— start Information given —

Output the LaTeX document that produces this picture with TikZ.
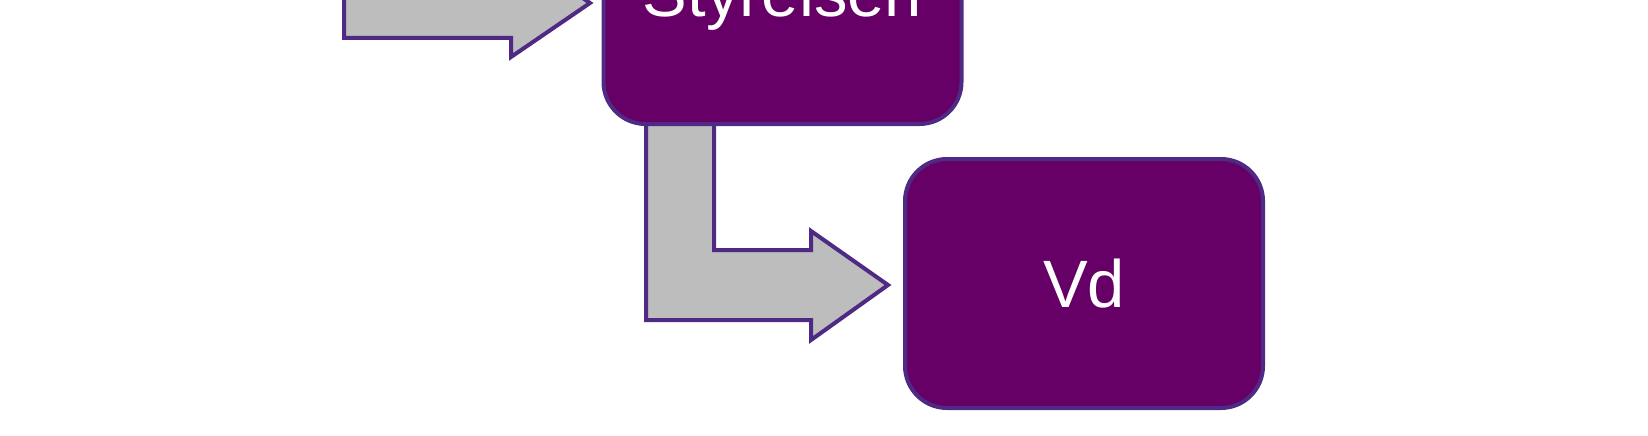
\documentclass[tikz,border=0pt]{standalone}
\usepackage{fontspec}
\setmainfont{Liberation Sans}
\definecolor{boxfill}{HTML}{660066}
\definecolor{edge}{HTML}{4E2A84}
\definecolor{arrowfill}{HTML}{BDBDBD}
\begin{document}
\begin{tikzpicture}[x=1pt,y=-1pt,
  orgbox/.style={draw=edge, fill=boxfill, line width=4pt, rounded corners=42pt,
    minimum width=358pt, minimum height=249pt, inner sep=0pt,
    text=white, font=\fontsize{67}{80}\selectfont},
  blockarrow/.style={draw=edge, fill=arrowfill, line width=4pt, line join=miter}]
\useasboundingbox (0,0) rectangle (1648,436);
\clip (0,0) rectangle (1648,436);
% arrows first
\draw[blockarrow] (344,-140) -- (344,38) -- (511,38) -- (511,57) -- (590,3) -- (511,-51) -- (511,-32) -- (412,-32) -- (412,-140) -- cycle;
\draw[blockarrow] (646,100) -- (646,320) -- (811,320) -- (811,340) -- (888,285) -- (811,231) -- (811,250) -- (714,250) -- (714,100) -- cycle;
% boxes
\node[orgbox] (sty) at (782.5,-0.5) {Styrelsen};
\node[orgbox] (vd) at (1084,283.5) {Vd};
\end{tikzpicture}
\end{document}
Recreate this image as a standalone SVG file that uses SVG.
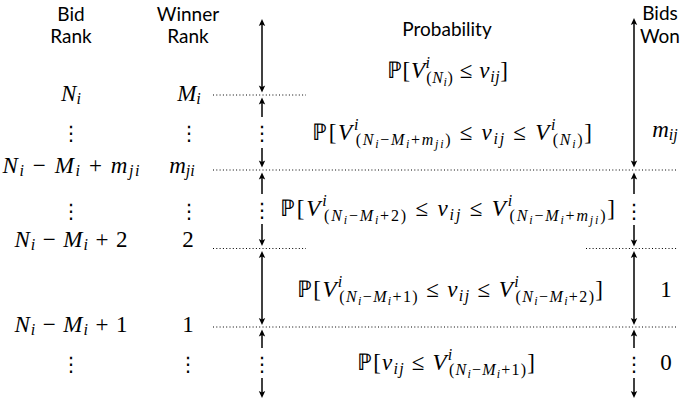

— end Information given —

■ **Problem statement**
Single out each line of the records above with the string "that" in it, and copy it.

■ **Written response**
Output the LaTeX document that produces this picture with TikZ.
Recreate this image as a standalone SVG file that uses SVG.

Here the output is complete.